Print, word for word, every line from the beginning of the listing up to and including the line with "import plotly.graph_objects as go". Pictures are to be excluded.

— START OF Dataset content —

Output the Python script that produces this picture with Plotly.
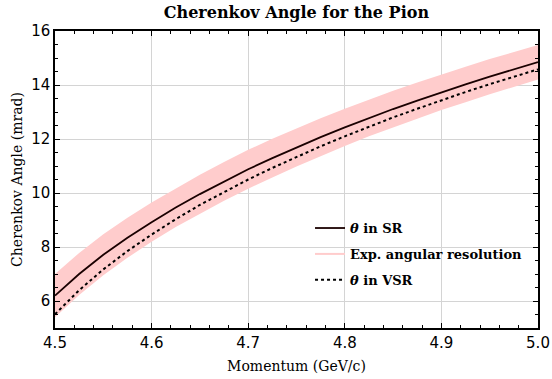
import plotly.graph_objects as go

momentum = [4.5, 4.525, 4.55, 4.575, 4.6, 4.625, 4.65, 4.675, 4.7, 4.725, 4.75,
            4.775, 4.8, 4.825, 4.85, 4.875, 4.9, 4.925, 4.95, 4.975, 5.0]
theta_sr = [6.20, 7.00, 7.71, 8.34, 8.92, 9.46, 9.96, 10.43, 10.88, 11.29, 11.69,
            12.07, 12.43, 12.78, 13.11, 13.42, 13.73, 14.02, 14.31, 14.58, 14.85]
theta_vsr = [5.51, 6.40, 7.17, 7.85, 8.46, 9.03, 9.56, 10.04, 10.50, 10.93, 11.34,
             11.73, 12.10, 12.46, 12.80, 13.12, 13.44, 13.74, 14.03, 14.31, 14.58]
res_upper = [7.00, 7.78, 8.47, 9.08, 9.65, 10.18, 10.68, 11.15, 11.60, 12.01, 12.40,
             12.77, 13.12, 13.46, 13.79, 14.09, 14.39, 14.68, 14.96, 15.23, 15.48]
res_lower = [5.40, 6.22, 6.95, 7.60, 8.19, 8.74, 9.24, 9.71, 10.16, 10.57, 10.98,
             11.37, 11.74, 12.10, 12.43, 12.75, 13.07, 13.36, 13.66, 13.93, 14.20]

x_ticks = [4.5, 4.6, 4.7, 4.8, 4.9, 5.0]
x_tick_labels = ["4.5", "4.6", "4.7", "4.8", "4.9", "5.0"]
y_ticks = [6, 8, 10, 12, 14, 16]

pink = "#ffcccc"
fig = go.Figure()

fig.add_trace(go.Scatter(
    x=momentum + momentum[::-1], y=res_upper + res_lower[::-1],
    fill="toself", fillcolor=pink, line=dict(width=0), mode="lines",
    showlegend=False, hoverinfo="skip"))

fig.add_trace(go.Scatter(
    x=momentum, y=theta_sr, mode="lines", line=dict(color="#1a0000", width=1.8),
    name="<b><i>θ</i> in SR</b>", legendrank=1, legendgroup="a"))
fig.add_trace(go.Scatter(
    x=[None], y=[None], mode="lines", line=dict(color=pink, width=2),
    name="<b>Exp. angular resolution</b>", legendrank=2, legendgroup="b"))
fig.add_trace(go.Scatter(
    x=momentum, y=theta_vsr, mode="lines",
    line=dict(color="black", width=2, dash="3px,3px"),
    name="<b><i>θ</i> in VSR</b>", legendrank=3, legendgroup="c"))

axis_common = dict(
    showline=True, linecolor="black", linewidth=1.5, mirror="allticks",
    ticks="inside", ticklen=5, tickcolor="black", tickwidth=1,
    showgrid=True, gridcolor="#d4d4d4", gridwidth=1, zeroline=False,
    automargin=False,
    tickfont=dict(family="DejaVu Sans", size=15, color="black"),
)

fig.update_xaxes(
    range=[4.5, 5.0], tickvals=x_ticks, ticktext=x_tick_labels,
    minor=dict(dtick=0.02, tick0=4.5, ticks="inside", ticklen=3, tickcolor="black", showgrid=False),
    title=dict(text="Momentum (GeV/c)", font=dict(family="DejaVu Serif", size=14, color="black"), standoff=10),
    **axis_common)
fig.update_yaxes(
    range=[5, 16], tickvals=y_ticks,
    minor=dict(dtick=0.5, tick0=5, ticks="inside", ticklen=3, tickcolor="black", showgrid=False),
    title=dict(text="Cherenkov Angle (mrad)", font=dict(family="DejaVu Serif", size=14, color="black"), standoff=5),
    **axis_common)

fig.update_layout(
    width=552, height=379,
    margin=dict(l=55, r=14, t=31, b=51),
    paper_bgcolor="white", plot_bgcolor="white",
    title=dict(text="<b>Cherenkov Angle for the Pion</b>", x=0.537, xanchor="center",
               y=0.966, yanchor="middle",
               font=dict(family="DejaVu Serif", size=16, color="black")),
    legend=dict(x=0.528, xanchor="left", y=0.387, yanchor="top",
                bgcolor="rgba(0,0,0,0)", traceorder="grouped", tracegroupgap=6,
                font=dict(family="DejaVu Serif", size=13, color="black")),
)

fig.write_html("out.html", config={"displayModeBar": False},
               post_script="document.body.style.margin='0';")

— END OF Dataset content —

### [Exercise solution]
Output the Python script that produces this picture with Plotly.
import plotly.graph_objects as go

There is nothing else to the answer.